Un temps d’enseignement plus court
Résultat, les modes de fonctionnement du système scolaire dans ces territoires sont jugés “peu satisfaisants”, par les rapporteurs, qui relèvent en autres “le taux faible de remplacement des absences des enseignants” et donc un “temps d’enseignement plus court pour ces élèves qu’en métropole”. “Un suivi attentif du temps effectif d’instruction s’impose, sa diminution pouvant expliquer des niveaux d’acquis scolaires préoccupants.”
Mauvais maîtrise du français à Mayotte
Et Mayotte n’est pas en reste. Particulièrement concernée par certains facteurs communs aux cinq académies ultramarines, comme son éloignement de la métropole, qui rend plus complexe le recrutement des personnels, mais aussi son climat tropical, son isolement, la défectuosité des équipements collectifs, le taux de pauvreté et de chômage, l’île aux parfums souffre en plus de difficultés qui lui sont propres. En haut de la pile : les “taux de progression vertigineux, alimentés par une immigration importante et largement clandestine”, de sa population totale et scolaire et la faible connaissance du français. 75,4% des élèves mahorais ont une maîtrise insuffisante ou fragile de la langue de Molière, contre 13,3% en moyenne nationale ! Sans parler de certains retards sur le déploiement du système éducatif dans le 101ème département. Pour l’anecdote, un siècle sépare ainsi l’ouverture du premier lycée à la Martinique (1883) et à Mayotte (1980).
Pas de “marges suffisantes” pour le rectorat
Pour les sages de la Cour des comptes, ces défaillances du système scolaire trouvent leur source dans “une organisation calquée sur le modèle métropolitain”, avec “de rares aménagements parfois contre-productifs”. Si cette homogénéité est censée être le gage d’une égalité de traitement entre tous les élèves français, elle ne laisse pas “aux recteurs de marges suffisantes dans l’application des règles pour répondre aux réalités locales”. Conséquence : les mécanismes d’affectation selon le droit commun ne permettent pas, par exemple, de pourvoir tous les postes.
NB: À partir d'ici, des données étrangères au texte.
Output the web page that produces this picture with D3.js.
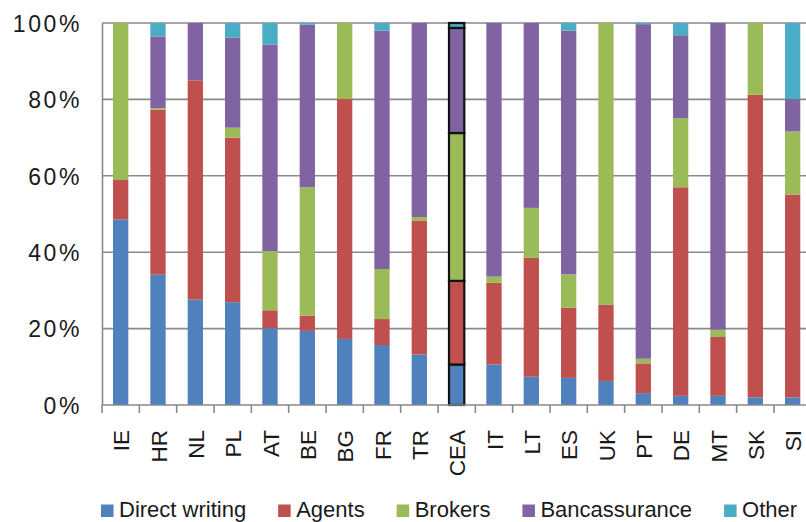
<!DOCTYPE html>
<html>
<head>
<meta charset="utf-8">
<script src="https://cdn.jsdelivr.net/npm/d3@7"></script>
<style>
  html, body { margin: 0; padding: 0; background: #fff; }
  svg { display: block; }
  text { font-family: "Liberation Sans", Arial, sans-serif; fill: #1a1a1a; }
</style>
</head>
<body>
<svg id="chart" width="806" height="522"></svg>
<script>
// Distribution channels, share of premiums by country (%)
const countries = ["IE","HR","NL","PL","AT","BE","BG","FR","TR","CEA","IT","LT","ES","UK","PT","DE","MT","SK","SI"];
const directWriting = [48.6,34.1,27.6,26.9,20.1,19.4,17.3,15.7,13.2,10.6,10.6, 7.4, 7.1, 6.3, 3.1, 2.4, 2.4, 2.0, 2.0];
const agents        = [10.3,43.2,57.4,43.1, 4.7, 4.0,62.8, 6.8,35.1,21.9,21.4,31.1,18.4,19.9, 7.8,54.6,15.4,79.2,53.1];
const brokers       = [41.1, 0.4, 0.0, 2.6,15.5,33.6,19.9,13.1, 0.9,38.7, 1.6,13.1, 8.7,73.8, 1.2,18.1, 1.9,18.8,16.5];
const bancassurance = [ 0.0,18.8,15.0,23.6,54.0,42.6, 0.0,62.4,50.8,27.5,66.4,48.4,63.8, 0.0,87.6,21.7,80.3, 0.0, 8.5];
const other         = [ 0.0, 3.5, 0.0, 3.8, 5.7, 0.4, 0.0, 2.0, 0.0, 1.3, 0.0, 0.0, 2.0, 0.0, 0.3, 3.2, 0.0, 0.0,19.9];
const seriesNames = ["Direct writing","Agents","Brokers","Bancassurance","Other"];
const seriesColors = ["#4F81BD","#C0504D","#9BBB59","#8064A2","#4BACC6"];
const yTicks = [0, 20, 40, 60, 80, 100];
const highlighted = "CEA";

const seriesValues = [directWriting, agents, brokers, bancassurance, other];
const rows = countries.map((c, i) => {
  const r = { country: c };
  seriesNames.forEach((s, k) => { r[s] = seriesValues[k][i]; });
  return r;
});

const svg = d3.select("#chart");
const plot = { left: 102, right: 811.3, top: 23, bottom: 405 };
const axisColor = "#898989";

const x = d3.scaleBand().domain(countries).range([plot.left, plot.right]).paddingInner(0.59).paddingOuter(0.295);
const y = d3.scaleLinear().domain([0, 100]).range([plot.bottom, plot.top]);

// horizontal gridlines
svg.append("g")
  .selectAll("line")
  .data(yTicks.filter(t => t > 0))
  .join("line")
  .attr("x1", plot.left).attr("x2", 806)
  .attr("y1", d => y(d)).attr("y2", d => y(d))
  .attr("stroke", axisColor).attr("stroke-width", 1.6);

// y axis
const yAxis = svg.append("g")
  .attr("transform", `translate(${plot.left},0)`)
  .call(d3.axisLeft(y).tickValues(yTicks).tickSize(0).tickPadding(20).tickFormat(d => d + "%"));
yAxis.select(".domain").attr("stroke", axisColor).attr("stroke-width", 1.6);
yAxis.selectAll("text")
  .style("font-size", "23px")
  .style("letter-spacing", "2.6px")
  .attr("dy", "0.36em");

// stacked bars
const stack = d3.stack().keys(seriesNames);
const layers = stack(rows);
svg.append("g")
  .selectAll("g")
  .data(layers)
  .join("g")
  .attr("fill", (d, i) => seriesColors[i])
  .selectAll("rect")
  .data(d => d.filter(p => p[1] - p[0] > 0))
  .join("rect")
  .attr("x", d => x(d.data.country))
  .attr("width", x.bandwidth())
  .attr("y", d => y(d[1]))
  .attr("height", d => y(d[0]) - y(d[1]))
  .attr("stroke", d => d.data.country === highlighted ? "#111" : "none")
  .attr("stroke-width", d => d.data.country === highlighted ? 2.2 : 0);

// x axis with ticks at category boundaries
const xAxisG = svg.append("g");
xAxisG.append("line")
  .attr("x1", plot.left).attr("x2", 806).attr("y1", plot.bottom).attr("y2", plot.bottom)
  .attr("stroke", axisColor).attr("stroke-width", 1.6);
const step = x.step();
const boundaries = d3.range(countries.length + 1).map(i => plot.left + i * step);
xAxisG.selectAll("line.tick")
  .data(boundaries)
  .join("line")
  .attr("class", "tick")
  .attr("x1", d => d).attr("x2", d => d)
  .attr("y1", plot.bottom).attr("y2", plot.bottom + 8)
  .attr("stroke", axisColor).attr("stroke-width", 1.6);
xAxisG.selectAll("text")
  .data(countries)
  .join("text")
  .attr("transform", d => `translate(${x(d) + x.bandwidth() / 2 + 0.5},430) rotate(-90)`)
  .attr("text-anchor", "end")
  .attr("dy", "0.36em")
  .style("font-size", "22.5px")
  .text(d => d);

// legend
const legend = svg.append("g");
let lx = 101;
seriesNames.forEach((name, i) => {
  const g = legend.append("g").attr("transform", `translate(${lx},0)`);
  g.append("rect").attr("x", 0).attr("y", 504.5).attr("width", 12.5).attr("height", 12.5).attr("fill", seriesColors[i]);
  const t = g.append("text").attr("x", 18).attr("y", 517).style("font-size", "22px").text(name);
  lx += 18 + t.node().getComputedTextLength() + 32;
});
</script>
</body>
</html>
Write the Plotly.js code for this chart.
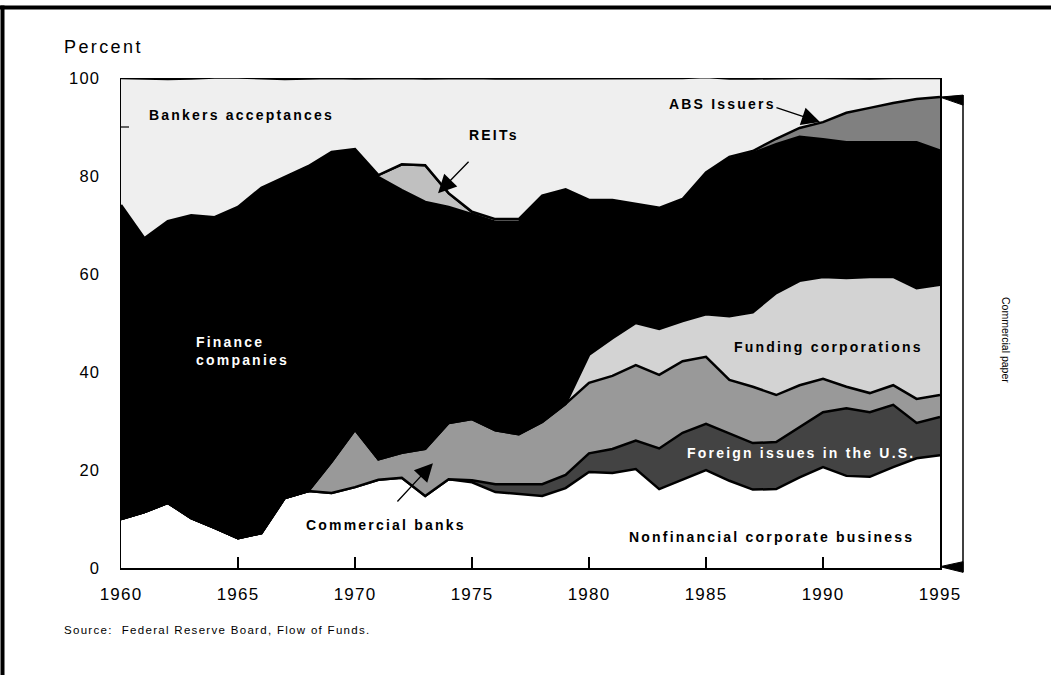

Un meilleur calibrage des moyens doit être envisagé pour s’adapter aux situations locales. La situation est en effet bien différente entre les académies des Antilles et de La Réunion, “où une gestion rectorale plus vigoureuse est attendue, qu’en Guyane et à Mayotte, où l’Éducation nationale est confrontée à plusieurs défis majeurs”, comme le “nombre d’enfants à scolariser dans des bâtiments déjà saturés, quasiment privés de cantines et dépourvus de places d’internat” ; “l’attractivité pour les enseignants” ; ou encore “la langue maternelle qui n’est généralement pas le français”, poursuit le rapport.
Adaptation des concours et formations aux besoins locaux
Pour autant, “le seul effort financier accordant des moyens quantitativement supérieurs aux académies ultramarines ne suffit pas à obtenir des résultats convenables en termes de niveaux et d’acquis”, martèlent les magistrats. Qui formulent plusieurs recommandations, notamment pour Mayotte : adaptation des concours d’enseignement aux besoins locaux, amélioration du processus de recrutement des contractuels pour les affecter dès la rentrée ; meilleur dimensionnement des moyens pour la scolarisation des élèves allophones nouvellement arrivés ou encore sensibilisation et formation des enseignants nouvellement affectés à la question linguistique, font partie des pistes envisagées.